▸ Given task: Reply with one number: how many lines contain the word "that".
--- BEGIN Provided data ---
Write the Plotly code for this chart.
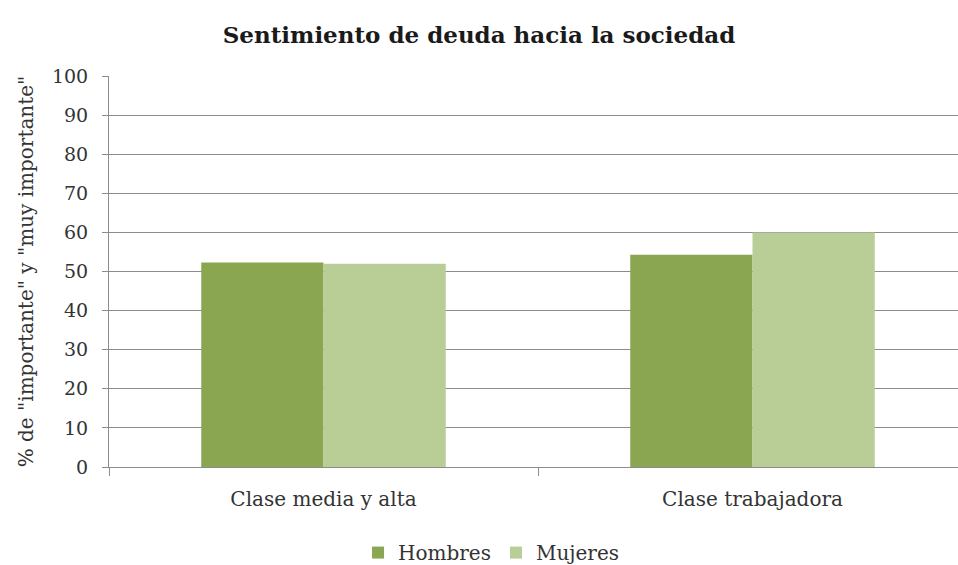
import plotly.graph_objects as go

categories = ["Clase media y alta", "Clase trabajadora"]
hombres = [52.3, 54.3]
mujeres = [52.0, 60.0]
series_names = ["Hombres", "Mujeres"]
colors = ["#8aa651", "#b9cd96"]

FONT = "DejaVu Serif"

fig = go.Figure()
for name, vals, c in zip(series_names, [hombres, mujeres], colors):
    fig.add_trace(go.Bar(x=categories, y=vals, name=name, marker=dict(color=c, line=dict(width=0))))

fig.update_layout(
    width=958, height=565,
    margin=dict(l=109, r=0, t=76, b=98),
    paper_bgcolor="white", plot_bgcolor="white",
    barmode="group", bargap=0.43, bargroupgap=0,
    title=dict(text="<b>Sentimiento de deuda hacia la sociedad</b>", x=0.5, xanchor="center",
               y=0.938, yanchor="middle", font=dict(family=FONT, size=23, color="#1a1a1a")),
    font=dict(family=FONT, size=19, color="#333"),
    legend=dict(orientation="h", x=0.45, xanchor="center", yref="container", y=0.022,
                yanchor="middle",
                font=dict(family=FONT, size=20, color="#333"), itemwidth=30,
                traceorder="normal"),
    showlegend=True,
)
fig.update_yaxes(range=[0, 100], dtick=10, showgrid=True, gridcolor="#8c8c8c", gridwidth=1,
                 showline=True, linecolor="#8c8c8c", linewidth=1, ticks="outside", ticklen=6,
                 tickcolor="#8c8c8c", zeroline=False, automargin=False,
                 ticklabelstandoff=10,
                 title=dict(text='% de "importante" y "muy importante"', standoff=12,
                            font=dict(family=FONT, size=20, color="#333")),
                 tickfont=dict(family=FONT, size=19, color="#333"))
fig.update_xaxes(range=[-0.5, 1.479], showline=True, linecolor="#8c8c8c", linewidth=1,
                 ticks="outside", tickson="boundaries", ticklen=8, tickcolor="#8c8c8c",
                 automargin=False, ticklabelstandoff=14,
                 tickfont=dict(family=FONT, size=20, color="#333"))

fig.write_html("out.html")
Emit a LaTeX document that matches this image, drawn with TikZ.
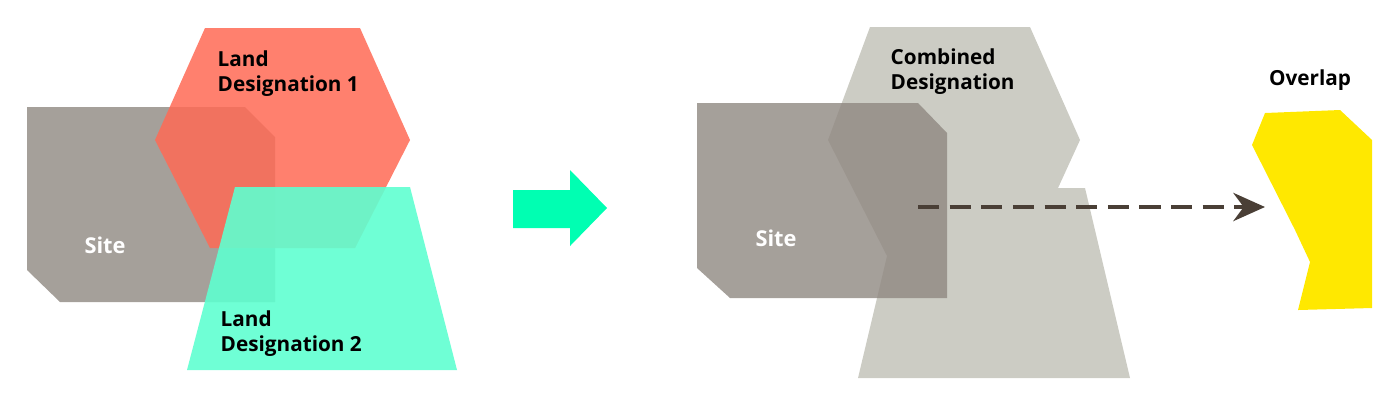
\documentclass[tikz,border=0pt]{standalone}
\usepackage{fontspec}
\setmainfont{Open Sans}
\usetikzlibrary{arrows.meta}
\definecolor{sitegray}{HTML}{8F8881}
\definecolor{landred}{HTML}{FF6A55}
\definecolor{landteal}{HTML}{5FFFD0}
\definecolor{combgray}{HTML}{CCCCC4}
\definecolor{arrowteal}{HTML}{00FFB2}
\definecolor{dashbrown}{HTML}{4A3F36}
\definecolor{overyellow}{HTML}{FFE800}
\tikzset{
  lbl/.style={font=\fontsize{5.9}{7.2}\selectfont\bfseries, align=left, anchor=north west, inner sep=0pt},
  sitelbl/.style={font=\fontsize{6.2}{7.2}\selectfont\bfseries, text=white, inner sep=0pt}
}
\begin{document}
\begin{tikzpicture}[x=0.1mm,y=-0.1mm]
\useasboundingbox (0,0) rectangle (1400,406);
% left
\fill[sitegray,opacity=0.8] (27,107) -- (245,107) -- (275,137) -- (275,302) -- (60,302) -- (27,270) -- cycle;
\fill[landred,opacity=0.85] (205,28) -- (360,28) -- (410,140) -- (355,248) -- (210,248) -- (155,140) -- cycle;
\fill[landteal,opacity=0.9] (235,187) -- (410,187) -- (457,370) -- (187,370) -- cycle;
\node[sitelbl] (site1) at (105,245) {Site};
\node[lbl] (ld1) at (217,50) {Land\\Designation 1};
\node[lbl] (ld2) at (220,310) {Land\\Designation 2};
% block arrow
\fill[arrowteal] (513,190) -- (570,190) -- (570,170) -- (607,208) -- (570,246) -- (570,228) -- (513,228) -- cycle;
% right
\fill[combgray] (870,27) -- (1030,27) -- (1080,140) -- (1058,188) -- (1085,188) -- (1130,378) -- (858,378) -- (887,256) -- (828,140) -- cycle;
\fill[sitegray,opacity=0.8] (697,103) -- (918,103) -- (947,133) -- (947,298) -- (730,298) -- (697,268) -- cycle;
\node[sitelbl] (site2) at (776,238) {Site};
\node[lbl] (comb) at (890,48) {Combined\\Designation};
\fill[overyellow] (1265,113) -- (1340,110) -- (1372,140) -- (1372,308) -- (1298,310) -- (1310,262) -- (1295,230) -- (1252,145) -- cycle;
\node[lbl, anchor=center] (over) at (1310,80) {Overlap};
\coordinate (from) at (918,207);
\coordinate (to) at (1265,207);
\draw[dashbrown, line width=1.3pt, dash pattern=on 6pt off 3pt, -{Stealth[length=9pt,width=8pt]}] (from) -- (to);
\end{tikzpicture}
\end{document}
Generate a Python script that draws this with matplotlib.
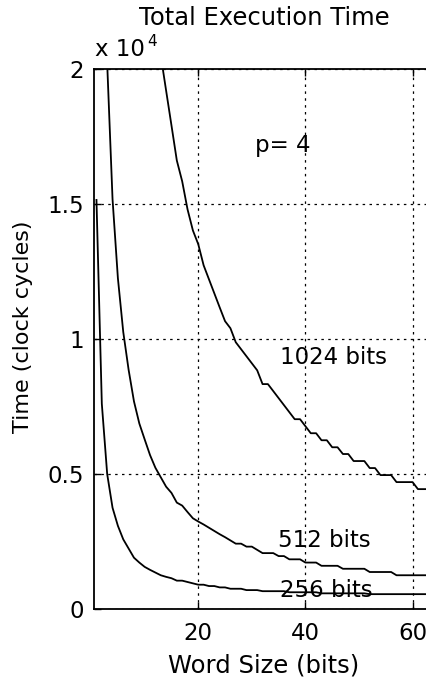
--- END Provided data ---
▸ Result of this task: 2